■ **Short problem**:
Copy all lines below exactly as written. Leave pictures out.

:::::

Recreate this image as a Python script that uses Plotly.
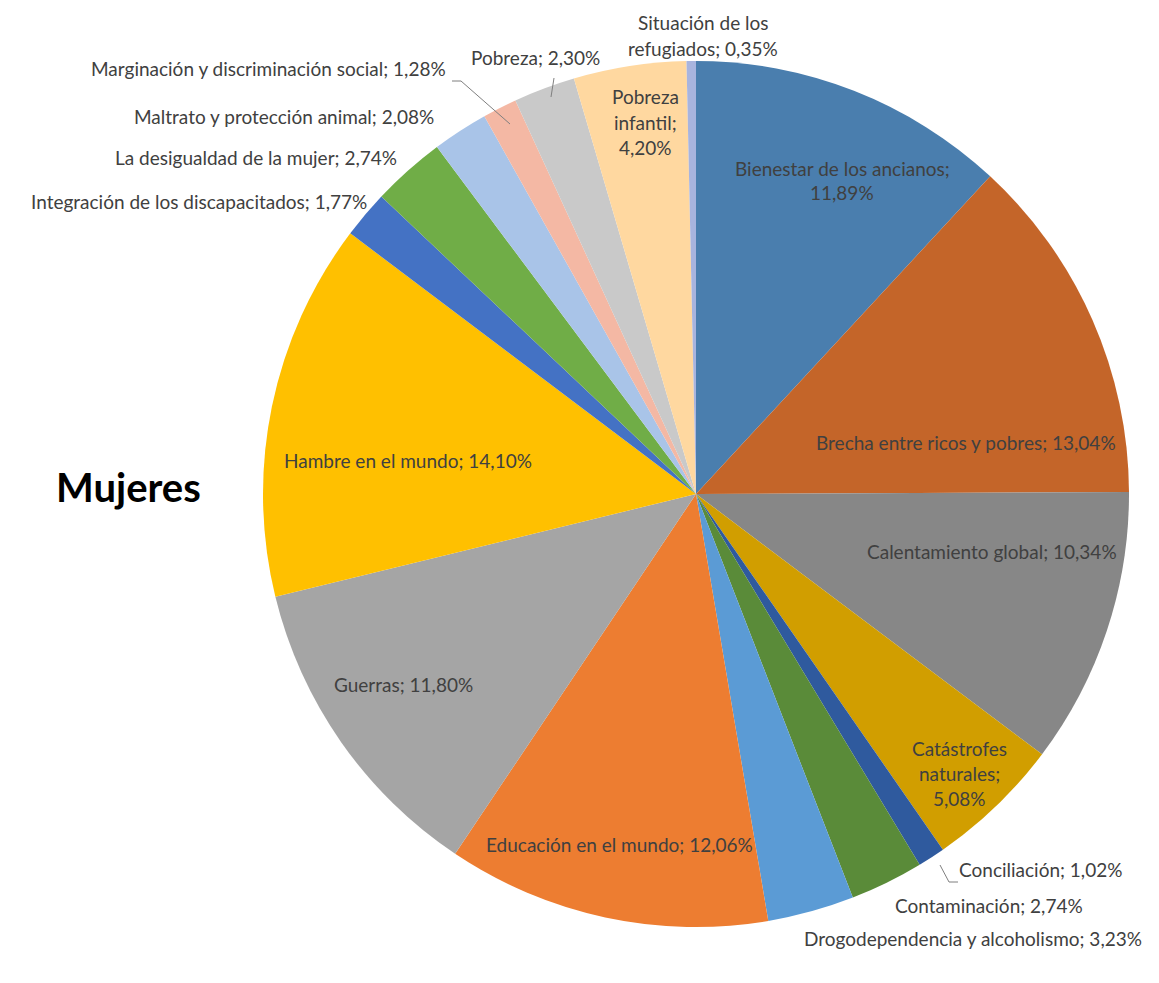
import plotly.graph_objects as go

W, H = 1159, 983

categories = [
    "Bienestar de los ancianos", "Brecha entre ricos y pobres", "Calentamiento global",
    "Catástrofes naturales", "Conciliación", "Contaminación",
    "Drogodependencia y alcoholismo", "Educación en el mundo", "Guerras",
    "Hambre en el mundo", "Integración de los discapacitados",
    "La desigualdad de la mujer", "Maltrato y protección animal",
    "Marginación y discriminación social", "Pobreza", "Pobreza infantil",
    "Situación de los refugiados",
]
values = [11.89, 13.04, 10.34, 5.08, 1.02, 2.74, 3.23, 12.06, 11.80, 14.10,
          1.77, 2.74, 2.08, 1.28, 2.30, 4.20, 0.35]
colors = ["#4A7EAE", "#C46529", "#878787", "#D19E00", "#2F5A9E", "#5A8B39",
          "#5B9BD5", "#ED7D31", "#A5A5A5", "#FFC000", "#4472C4", "#70AD47",
          "#A9C4E8", "#F4B8A4", "#C9C9C9", "#FFD8A0", "#A8B4DE"]

# label text lines (how Excel wrapped them)
label_lines = [
    ["Bienestar de los ancianos;", "{v}"],
    ["Brecha entre ricos y pobres; {v}"],
    ["Calentamiento global; {v}"],
    ["Catástrofes", "naturales;", "{v}"],
    ["Conciliación; {v}"],
    ["Contaminación; {v}"],
    ["Drogodependencia y alcoholismo; {v}"],
    ["Educación en el mundo; {v}"],
    ["Guerras; {v}"],
    ["Hambre en el mundo; {v}"],
    ["Integración de los discapacitados; {v}"],
    ["La desigualdad de la mujer; {v}"],
    ["Maltrato y protección animal; {v}"],
    ["Marginación y discriminación social; {v}"],
    ["Pobreza; {v}"],
    ["Pobreza", "infantil;", "{v}"],
    ["Situación de los", "refugiados; {v}"],
]
# label centres in pixels (x, y of first line), line step
label_pos = [
    (834, 168), (958, 443), (984, 551), (951, 748), (1032, 869), (981, 905),
    (965, 938), (611, 844), (395, 684), (400, 460), (191, 201), (248, 157),
    (276, 116), (260, 69), (527, 58), (637, 97), (695, 23),
]
LINE_STEP = 25
TEXT_DY = -8  # vertical correction for text box centring

# target pie centre / radius in pixels, with a small correction for plotly's placement
cx, cy, r = 696 - 8, 493 - 7, 433

fig = go.Figure(go.Pie(
    labels=categories, values=values, sort=False, direction="clockwise",
    rotation=0, marker=dict(colors=colors, line=dict(width=0)),
    textinfo="none", hoverinfo="label+percent", showlegend=False,
    domain=dict(x=[(cx - r) / W, (cx + r) / W], y=[1 - (cy + r) / H, 1 - (cy - r) / H]),
))

def fmt(v):
    return f"{v:.2f}".replace(".", ",") + "%"

annotations = []
for lines, (px, py), v in zip(label_lines, label_pos, values):
    for i, ln in enumerate(lines):
        annotations.append(dict(
            x=px / W, y=1 - (py + TEXT_DY + i * LINE_STEP) / H, xref="paper", yref="paper",
            text=ln.format(v=fmt(v)), showarrow=False, xanchor="center", yanchor="middle",
            font=dict(family="Lato", size=19, color="#404040"),
        ))

annotations.append(dict(
    x=120 / W, y=1 - 479 / H, xref="paper", yref="paper", text="<b>Mujeres</b>",
    showarrow=False, xanchor="center", yanchor="middle",
    font=dict(family="Lato", size=40, color="#000000"),
))

def path(pts):
    s = "M " + " L ".join(f"{x / W},{1 - y / H}" for x, y in pts)
    return dict(type="path", path=s, xref="paper", yref="paper",
                line=dict(color="#7F7F7F", width=1))

leaders = [
    [(932, 857), (941, 874), (950, 874)],
    [(444, 73), (453, 73), (502, 116)],
    [(546, 70), (543, 89)],
]
shapes = [path(p) for p in leaders]

fig.update_layout(
    width=W, height=H, margin=dict(l=0, r=0, t=0, b=0),
    paper_bgcolor="white", plot_bgcolor="white",
    annotations=annotations, shapes=shapes,
)
fig.write_html("out.html")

:::::

■ **Completed exercise**:
Recreate this image as a Python script that uses Plotly.
import plotly.graph_objects as go

W, H = 1159, 983

categories = [
    "Bienestar de los ancianos", "Brecha entre ricos y pobres", "Calentamiento global",
    "Catástrofes naturales", "Conciliación", "Contaminación",
    "Drogodependencia y alcoholismo", "Educación en el mundo", "Guerras",
    "Hambre en el mundo", "Integración de los discapacitados",
    "La desigualdad de la mujer", "Maltrato y protección animal",
    "Marginación y discriminación social", "Pobreza", "Pobreza infantil",
    "Situación de los refugiados",
]
values = [11.89, 13.04, 10.34, 5.08, 1.02, 2.74, 3.23, 12.06, 11.80, 14.10,
          1.77, 2.74, 2.08, 1.28, 2.30, 4.20, 0.35]
colors = ["#4A7EAE", "#C46529", "#878787", "#D19E00", "#2F5A9E", "#5A8B39",
          "#5B9BD5", "#ED7D31", "#A5A5A5", "#FFC000", "#4472C4", "#70AD47",
          "#A9C4E8", "#F4B8A4", "#C9C9C9", "#FFD8A0", "#A8B4DE"]

# label text lines (how Excel wrapped them)
label_lines = [
    ["Bienestar de los ancianos;", "{v}"],
    ["Brecha entre ricos y pobres; {v}"],
    ["Calentamiento global; {v}"],
    ["Catástrofes", "naturales;", "{v}"],
    ["Conciliación; {v}"],
    ["Contaminación; {v}"],
    ["Drogodependencia y alcoholismo; {v}"],
    ["Educación en el mundo; {v}"],
    ["Guerras; {v}"],
    ["Hambre en el mundo; {v}"],
    ["Integración de los discapacitados; {v}"],
    ["La desigualdad de la mujer; {v}"],
    ["Maltrato y protección animal; {v}"],
    ["Marginación y discriminación social; {v}"],
    ["Pobreza; {v}"],
    ["Pobreza", "infantil;", "{v}"],
    ["Situación de los", "refugiados; {v}"],
]
# label centres in pixels (x, y of first line), line step
label_pos = [
    (834, 168), (958, 443), (984, 551), (951, 748), (1032, 869), (981, 905),
    (965, 938), (611, 844), (395, 684), (400, 460), (191, 201), (248, 157),
    (276, 116), (260, 69), (527, 58), (637, 97), (695, 23),
]
LINE_STEP = 25
TEXT_DY = -8  # vertical correction for text box centring

# target pie centre / radius in pixels, with a small correction for plotly's placement
cx, cy, r = 696 - 8, 493 - 7, 433

fig = go.Figure(go.Pie(
    labels=categories, values=values, sort=False, direction="clockwise",
    rotation=0, marker=dict(colors=colors, line=dict(width=0)),
    textinfo="none", hoverinfo="label+percent", showlegend=False,
    domain=dict(x=[(cx - r) / W, (cx + r) / W], y=[1 - (cy + r) / H, 1 - (cy - r) / H]),
))

def fmt(v):
    return f"{v:.2f}".replace(".", ",") + "%"

annotations = []
for lines, (px, py), v in zip(label_lines, label_pos, values):
    for i, ln in enumerate(lines):
        annotations.append(dict(
            x=px / W, y=1 - (py + TEXT_DY + i * LINE_STEP) / H, xref="paper", yref="paper",
            text=ln.format(v=fmt(v)), showarrow=False, xanchor="center", yanchor="middle",
            font=dict(family="Lato", size=19, color="#404040"),
        ))

annotations.append(dict(
    x=120 / W, y=1 - 479 / H, xref="paper", yref="paper", text="<b>Mujeres</b>",
    showarrow=False, xanchor="center", yanchor="middle",
    font=dict(family="Lato", size=40, color="#000000"),
))

def path(pts):
    s = "M " + " L ".join(f"{x / W},{1 - y / H}" for x, y in pts)
    return dict(type="path", path=s, xref="paper", yref="paper",
                line=dict(color="#7F7F7F", width=1))

leaders = [
    [(932, 857), (941, 874), (950, 874)],
    [(444, 73), (453, 73), (502, 116)],
    [(546, 70), (543, 89)],
]
shapes = [path(p) for p in leaders]

fig.update_layout(
    width=W, height=H, margin=dict(l=0, r=0, t=0, b=0),
    paper_bgcolor="white", plot_bgcolor="white",
    annotations=annotations, shapes=shapes,
)
fig.write_html("out.html")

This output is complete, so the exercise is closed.